(Your objective) In how many lines does the string "this" appear? Answer with the number only.

--- start of Rows ---

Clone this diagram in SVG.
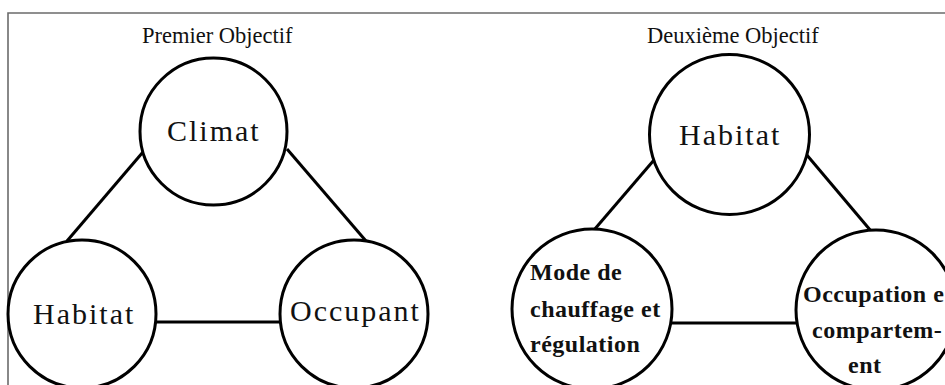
<svg xmlns="http://www.w3.org/2000/svg" width="945" height="385" viewBox="0 0 945 385">
  <style>
    .frame { fill: none; stroke: #6b6b6b; stroke-width: 1.6; }
    .node { fill: #ffffff; stroke: #000000; stroke-width: 3; }
    .link { stroke: #000000; stroke-width: 3; fill: none; }
    .title { font-family: "Liberation Serif", "Times New Roman", serif; font-size: 22.5px; fill: #111111; }
    .label { font-family: "Liberation Serif", "Times New Roman", serif; font-size: 30px; letter-spacing: 2px; fill: #111111; }
    .small { font-family: "Liberation Serif", "Times New Roman", serif; font-size: 24px; font-weight: bold; letter-spacing: 0.5px; fill: #111111; }
  </style>

  <rect width="945" height="385" fill="#ffffff"/>
  <!-- outer frame (open to the right and bottom) -->
  <polyline class="frame" points="8,385 8,13 945,13"/>

  <text class="title" x="142" y="43">Premier Objectif</text>
  <text class="title" x="647" y="43">Deuxième Objectif</text>

  <g id="connectors">
    <line class="link" x1="143" y1="152" x2="67" y2="241"/>
    <line class="link" x1="287" y1="149" x2="366" y2="241"/>
    <line class="link" x1="156" y1="322" x2="280" y2="322"/>
    <line class="link" x1="654" y1="160" x2="594" y2="230"/>
    <line class="link" x1="806" y1="154" x2="871" y2="231"/>
    <line class="link" x1="672" y1="323" x2="796" y2="323"/>
  </g>

  <g id="climat">
    <circle class="node" cx="213.5" cy="131.5" r="73.5"/>
    <text class="label" x="167" y="141">Climat</text>
  </g>
  <g id="habitat-1">
    <circle class="node" cx="82" cy="314" r="74"/>
    <text class="label" x="33" y="324">Habitat</text>
  </g>
  <g id="occupant">
    <circle class="node" cx="354" cy="314" r="74"/>
    <text class="label" x="290" y="321">Occupant</text>
  </g>

  <g id="habitat-2">
    <circle class="node" cx="729.5" cy="134.5" r="80"/>
    <text class="label" x="679" y="145">Habitat</text>
  </g>
  <g id="mode-chauffage">
    <circle class="node" cx="592" cy="309" r="80"/>
    <text class="small" x="530" y="280">Mode de</text>
    <text class="small" x="530" y="317">chauffage et</text>
    <text class="small" x="530" y="352">régulation</text>
  </g>
  <g id="occupation">
    <circle class="node" cx="876" cy="310" r="80"/>
    <text class="small" x="803" y="302">Occupation e</text>
    <text class="small" x="812" y="338">compartem-</text>
    <text class="small" x="848" y="373">ent</text>
  </g>
</svg>
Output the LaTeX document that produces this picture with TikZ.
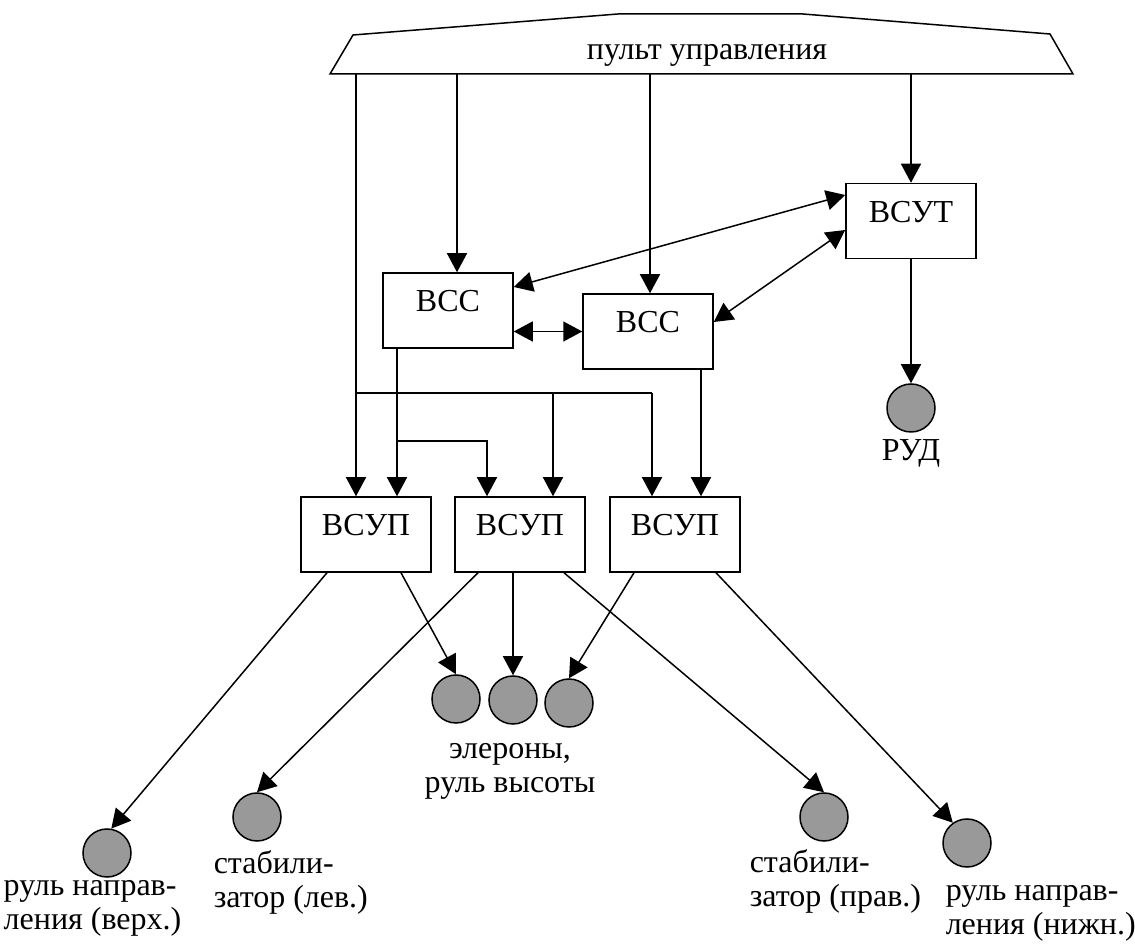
\documentclass[tikz,border=0pt]{standalone}
\usepackage{fontspec}
\setmainfont{Liberation Serif}
\usetikzlibrary{arrows.meta, positioning}
\usepackage{xcolor}
\definecolor{DiscGray}{RGB}{153,153,153}

\begin{document}
\begin{tikzpicture}[
  x=0.4pt, y=-0.4pt,
  font=\fontsize{12.8}{13.5}\selectfont,
  line width=0.6pt,
  unit/.style={draw, minimum width=52pt, minimum height=30pt, inner sep=0pt, text height=0.7em, text depth=0.6em},
  disc/.style={circle, draw, fill=DiscGray, minimum size=19.2pt, inner sep=0pt},
  arr/.style={-{Triangle[length=7.6pt, width=8pt]}},
  darr/.style={{Triangle[length=7.6pt, width=8pt]}-{Triangle[length=7.6pt, width=8pt]}},
  caption/.style={align=left, inner sep=0pt, anchor=north west}
  ]
\useasboundingbox (0,0) rectangle (1135,951);

% Control panel
\draw (330,74) -- (353,35) -- (618,14) -- (803,14) -- (1050,34) -- (1073,74) -- cycle;
\node[anchor=base] (pult) at (707,60) {пульт управления};
\coordinate (pA) at (356,74);
\coordinate (pB) at (457,74);
\coordinate (pC) at (650,74);
\coordinate (pD) at (911,74);

% Computers
\node[unit] (vsut) at (911,221) {ВСУТ};
\node[unit] (vss1) at (448,310.5) {ВСС};
\node[unit] (vss2) at (648,331.5) {ВСС};
\node[unit] (vsup1) at (366,534.5) {ВСУП};
\node[unit] (vsup2) at (520,534.5) {ВСУП};
\node[unit] (vsup3) at (675,534.5) {ВСУП};

% Actuators
\node[disc] (rud) at (911,408) {};
\node[disc] (el1) at (456,699) {};
\node[disc] (el2) at (513,700) {};
\node[disc] (el3) at (569,703) {};
\node[disc] (stabL) at (257,817) {};
\node[disc] (stabR) at (824,817) {};
\node[disc] (rnvT) at (107,853) {};
\node[disc] (rnvB) at (967,843) {};

% Captions
\node[anchor=base] (rudtxt) at (911,461) {РУД};
\node[align=center, inner sep=0pt, anchor=north] (eltxt) at (510,734) {\strut элероны,\\руль высоты};
\node[caption] (rnvTtxt) at (3,871) {\strut руль направ-\\ления (верх.)};
\node[caption] (stabLtxt) at (213,849) {\strut стабили-\\затор (лев.)};
\node[caption] (stabRtxt) at (749,848) {\strut стабили-\\затор (прав.)};
\node[caption] (rnvBtxt) at (945,876) {\strut руль направ-\\ления (нижн.)};

% From the panel
\draw[arr] (pA) -- (pA |- vsup1.north);
\draw[arr] (pB) -- (pB |- vss1.north);
\draw[arr] (pC) -- (pC |- vss2.north);
\draw[arr] (pD) -- (vsut.north);

% Panel bus to the lower units
\coordinate (busL) at (356,393);
\coordinate (busM) at (553,393);
\coordinate (busR) at (652,393);
\draw (busL) -- (busR);
\draw[arr] (busM) -- (busM |- vsup2.north);
\draw[arr] (busR) -- (busR |- vsup3.north);

% From the ВСС units
\coordinate (tap1) at (397,441);
\coordinate (tap1r) at (487,441);
\coordinate (tap2) at (701,441);
\draw[arr] (vss1.south -| tap1) -- (tap1 |- vsup1.north);
\draw[arr] (tap1) -- (tap1r) -- (tap1r |- vsup2.north);
\draw[arr] (vss2.south -| tap2) -- (tap2 |- vsup3.north);

% Links between computers
\draw[darr] (vss1.east |- vss2.west) -- (vss2.west);
\draw[darr] ([yshift=9.4pt]vss1.east) -- ([yshift=10.4pt]vsut.west);
\draw[darr] ([yshift=3.8pt]vss2.east) -- ([yshift=-3.6pt]vsut.west);
\draw[arr] (vsut) -- (rud);

% To the surfaces
\draw[arr] ([xshift=-15.6pt]vsup1.south) -- (rnvT.80);
\draw[arr] ([xshift=14pt]vsup1.south) -- (el1.north);
\draw[arr] ([xshift=-16.8pt]vsup2.south) -- (stabL.north);
\draw[arr] (vsup2.south -| el2) -- (el2);
\draw[arr] ([xshift=17.6pt]vsup2.south) -- (stabR.north);
\draw[arr] ([xshift=-16.4pt]vsup3.south) -- (el3.north);
\draw[arr] ([xshift=16.4pt]vsup3.south) -- (rnvB.125);
\end{tikzpicture}
\end{document}
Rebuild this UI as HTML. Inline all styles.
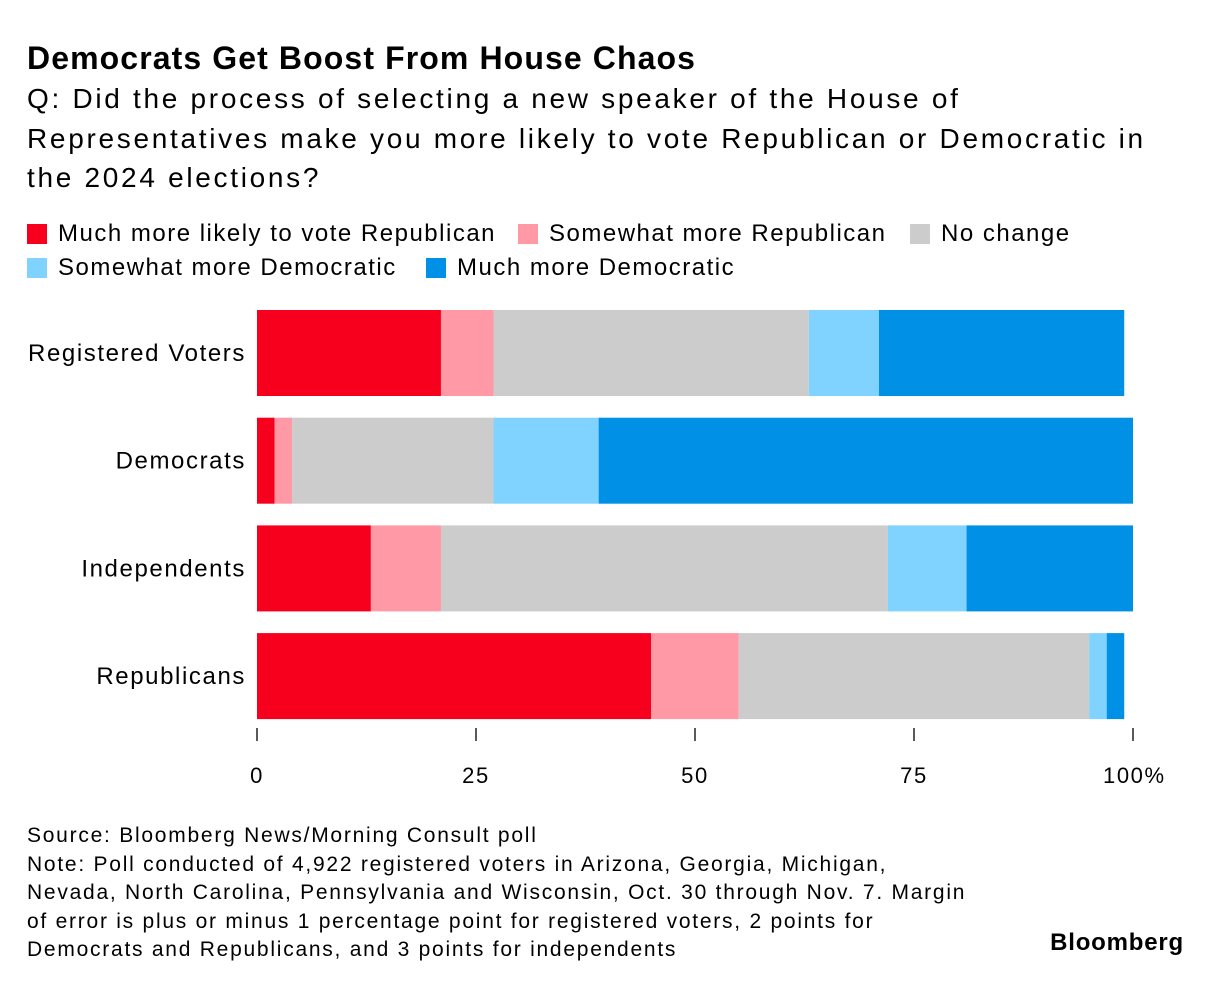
<!DOCTYPE html>
<html><head><meta charset="utf-8"><style>
body{margin:0;width:1221px;height:988px;background:#fff;font-family:"Liberation Sans",sans-serif;color:#000;position:relative;overflow:hidden}
.t{position:absolute;left:27px;top:40px;font-size:32px;font-weight:bold;letter-spacing:1.1px;white-space:nowrap}
.s{position:absolute;left:27px;top:79px;font-size:28px;line-height:39.5px;letter-spacing:2.7px;white-space:nowrap}
.lg{position:absolute;font-size:24px;letter-spacing:1.5px;display:flex;align-items:center;white-space:nowrap}
.lg i{display:inline-block;width:20px;height:20px;margin-right:11px}
.f{position:absolute;left:27px;top:822px;font-size:21px;line-height:28.5px;letter-spacing:1.75px;white-space:nowrap}
.b{position:absolute;right:37px;top:929px;font-size:24px;font-weight:bold;letter-spacing:0.8px}
text{letter-spacing:1.6px}
</style></head><body>
<div class="t">Democrats Get Boost From House Chaos</div>
<div class="s">Q: Did the process of selecting a new speaker of the House of<br>Representatives make you more likely to vote Republican or Democratic in<br>the 2024 elections?</div>
<div class="lg" style="left:27px;top:220px"><i style="background:#f7001e"></i>Much more likely to vote Republican</div>
<div class="lg" style="left:518px;top:220px"><i style="background:#ff99a5"></i>Somewhat more Republican</div>
<div class="lg" style="left:910px;top:220px"><i style="background:#cccccc"></i>No change</div>
<div class="lg" style="left:27px;top:254px"><i style="background:#80d2ff"></i>Somewhat more Democratic</div>
<div class="lg" style="left:426px;top:254px"><i style="background:#0091e6"></i>Much more Democratic</div>
<svg id="c" width="1221" height="988" style="position:absolute;left:0;top:0"></svg>
<div class="f">Source: Bloomberg News/Morning Consult poll<br>Note: Poll conducted of 4,922 registered voters in Arizona, Georgia, Michigan,<br>Nevada, North Carolina, Pennsylvania and Wisconsin, Oct. 30 through Nov. 7. Margin<br>of error is plus or minus 1 percentage point for registered voters, 2 points for<br>Democrats and Republicans, and 3 points for independents</div>
<div class="b">Bloomberg</div>
<script>
const categories=["Registered Voters","Democrats","Independents","Republicans"];
const muchRep=[21,2,13,45];
const someRep=[6,2,8,10];
const noChange=[36,23,51,40];
const someDem=[8,12,9,2];
const muchDem=[28,61,19,2];
const ticks=[0,25,50,75,100];
const tickLabels=["0","25","50","75","100%"];
const series=[muchRep,someRep,noChange,someDem,muchDem];
const seriesNames=["much-republican","somewhat-republican","no-change","somewhat-democratic","much-democratic"];
const colors=["#f7001e","#ff99a5","#cccccc","#80d2ff","#0091e6"];
const svg=document.getElementById('c');const NS="http://www.w3.org/2000/svg";
const x=v=>257+v*8.76;
const y=i=>310+i*107.7;
const bh=86;
function mk(t,a){const e=document.createElementNS(NS,t);for(const k in a)e.setAttribute(k,a[k]);svg.appendChild(e);return e;}
categories.forEach((c,i)=>{
  let acc=0;
  series.forEach((s,j)=>{
    const r=mk('rect',{x:x(acc),y:y(i),width:x(acc+s[i])-x(acc),height:bh,fill:colors[j]});
    
    
    acc+=s[i];
  });
  const t=mk('text',{x:246,y:y(i)+bh/2+8,'text-anchor':'end','font-size':24,'font-family':'Liberation Sans, sans-serif'});
  t.textContent=c;
  
  
});
ticks.forEach((v,i)=>{
  const l=mk('line',{x1:x(v),x2:x(v),y1:728,y2:741,stroke:'#000','stroke-width':1.3});
  
  
  const t=mk('text',{x:x(v),y:783,'text-anchor':(v==100?'start':'middle'),'font-size':22,'font-family':'Liberation Sans, sans-serif'});
  if(v==100)t.setAttribute('x',x(v)-30);
  t.textContent=tickLabels[i];
  
  
});
</script>
</body></html>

--- end of Rows ---

(Exercise answer) 3